由于上述问题的存在,致使我们的草原歌曲不但没能全面、真实、准确、深刻地反映内蒙古草原的发展变化和人民群众的精神风貌,反而造成对内蒙古草原、对草原文化及民族精神的误导、误读、误判:一个辽阔雄厚的内蒙古草原,似乎只有壮美亮丽的空壳;一个勤劳勇敢的蒙古民族,仿佛只是一个能吃肉、喝酒、拉琴、唱歌、谈情说爱、胸无大志的民族;博大精深的草原文化,好像只有那么一些常挂嘴边的文化符号;而崇高的民族精神、英雄气概、理想信念、使命追求,统统消失不见了。好端端的一个内蒙古,好端端的一个大草原,好端端的一个蒙古民族,被写成这个样子,唱成这个样子,难道我们还不觉得惭愧、痛心、可悲、可怕吗?当下,确有那么一些素质低下而能量很大的专业和非专业作者,在扭转草原歌曲的创作方向,在改变草原歌曲的艺术功能,在抹黑草原歌曲的艺术形象,在降低草原歌曲的优秀品位,在损害草原歌曲的固有声望。如果我们置知不理,姑息迁就,不予纠正,不加制止,那么我们的草原歌曲有朝一日将会遭遇塌方式的毁灭!也许有人会说,这是危言耸听,小题大做;不管别人怎么说、怎么看,我们仍要毫不含糊地表明自己的立场和观点!
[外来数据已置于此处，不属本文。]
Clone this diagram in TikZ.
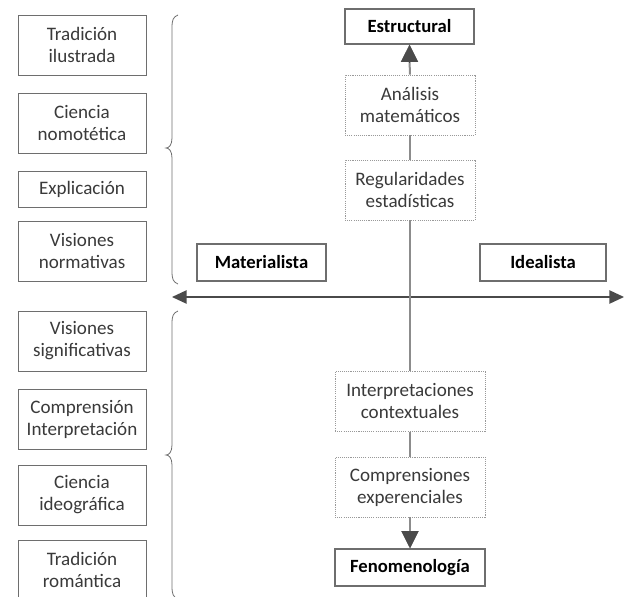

以上种种状况,正如之前《人民日报》文章中所强调的,“我们无力阻挡市场经济的泛化,但我们可以清醒地认识并大声宣告:只靠市场引导和利益驱动,不可能坚持先进文化的先进方向,不可能促进文艺真正的繁荣和发展,不可能培养出真正杰出的文艺家,不可能创作出经典的优秀文艺作品。”①我们在这里呼吁自治区文化部门、宣传部门,要对草原主流文化发展、主流歌曲创作予以高度重视,给予必要的、有力的支持,同时,应当严肃的面对当下的创作状况,迅速、彻底地解决创作中出现的种种问题,有效制止问题歌曲的传播!
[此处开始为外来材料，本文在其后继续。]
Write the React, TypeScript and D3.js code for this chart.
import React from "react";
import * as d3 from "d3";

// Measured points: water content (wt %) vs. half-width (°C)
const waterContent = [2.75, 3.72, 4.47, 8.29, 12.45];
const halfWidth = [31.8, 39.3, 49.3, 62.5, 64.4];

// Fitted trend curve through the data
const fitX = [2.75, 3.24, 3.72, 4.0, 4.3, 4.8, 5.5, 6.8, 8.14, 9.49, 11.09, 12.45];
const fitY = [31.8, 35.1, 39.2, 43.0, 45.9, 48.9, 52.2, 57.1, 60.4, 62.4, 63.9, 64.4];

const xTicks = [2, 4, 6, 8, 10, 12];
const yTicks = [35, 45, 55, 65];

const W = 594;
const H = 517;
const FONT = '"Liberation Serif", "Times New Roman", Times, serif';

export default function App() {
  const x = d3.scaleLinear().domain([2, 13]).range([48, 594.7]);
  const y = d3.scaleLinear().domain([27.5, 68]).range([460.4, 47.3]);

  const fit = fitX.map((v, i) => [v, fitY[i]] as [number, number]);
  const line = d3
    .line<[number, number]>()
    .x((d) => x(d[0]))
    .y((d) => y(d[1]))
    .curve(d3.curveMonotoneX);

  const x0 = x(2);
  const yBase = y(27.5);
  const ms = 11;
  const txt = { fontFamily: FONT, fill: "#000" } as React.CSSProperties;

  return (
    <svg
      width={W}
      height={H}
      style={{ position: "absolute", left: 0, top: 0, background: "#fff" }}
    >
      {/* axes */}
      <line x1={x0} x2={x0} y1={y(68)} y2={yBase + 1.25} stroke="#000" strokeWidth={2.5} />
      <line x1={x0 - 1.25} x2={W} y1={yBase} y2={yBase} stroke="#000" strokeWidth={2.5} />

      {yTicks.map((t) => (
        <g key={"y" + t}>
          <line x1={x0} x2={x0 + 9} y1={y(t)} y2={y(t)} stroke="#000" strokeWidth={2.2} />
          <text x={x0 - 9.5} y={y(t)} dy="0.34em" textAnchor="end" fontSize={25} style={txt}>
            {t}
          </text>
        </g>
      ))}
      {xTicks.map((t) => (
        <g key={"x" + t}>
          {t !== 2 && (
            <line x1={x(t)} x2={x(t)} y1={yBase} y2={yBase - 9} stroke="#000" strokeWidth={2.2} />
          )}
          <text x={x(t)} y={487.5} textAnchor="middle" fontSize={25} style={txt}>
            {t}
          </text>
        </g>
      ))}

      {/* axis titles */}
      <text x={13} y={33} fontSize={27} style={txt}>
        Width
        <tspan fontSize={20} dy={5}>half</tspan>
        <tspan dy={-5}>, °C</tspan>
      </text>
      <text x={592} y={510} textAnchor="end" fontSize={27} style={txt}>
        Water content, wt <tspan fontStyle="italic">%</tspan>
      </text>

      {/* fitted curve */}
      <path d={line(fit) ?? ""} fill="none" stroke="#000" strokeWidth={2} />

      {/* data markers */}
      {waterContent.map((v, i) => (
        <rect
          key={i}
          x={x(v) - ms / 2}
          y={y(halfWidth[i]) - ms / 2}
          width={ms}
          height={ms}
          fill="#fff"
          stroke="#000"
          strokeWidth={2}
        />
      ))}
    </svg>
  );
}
习近平总书记已经明确的告诫我们:要坚定理想、信念;要扎根生活、服务人民;要创作出更多思想精深、艺术精湛、制作精良的文艺作品。
要想摆脱草原歌词创作的恶俗,首先,我们要进一步树立正确的人生观、价值观、审美观,坚定我们的信仰和信念;其次,我们要不断地、真正地深入生活,到生活中去发现、开掘真、善、美;三要去除浮躁和急功近利之心,全面提升自身的素质、修养,增强精品意识,强化创新能力;四要加强责任心和使命感,勇于担当时代重任,真正做到以创作新时代主流草原歌曲为己任,努力弘扬民族优秀传统文化,写出不负时代、深入人心的精品佳作。
新的时代需要优秀作品,人民群众需要优秀作品,,让我们为草原歌曲歌词创作的健康发展和真正繁荣共同努力奋斗!祝大家创作出更多更好的“接地气、传得开、留得住”的内蒙古草原歌曲!
这里再次声明,我们的观点和言论可能得罪到某些人,但因为是做学术研讨,敬请多多包涵;如有错误,欢迎反驳、批评、指正。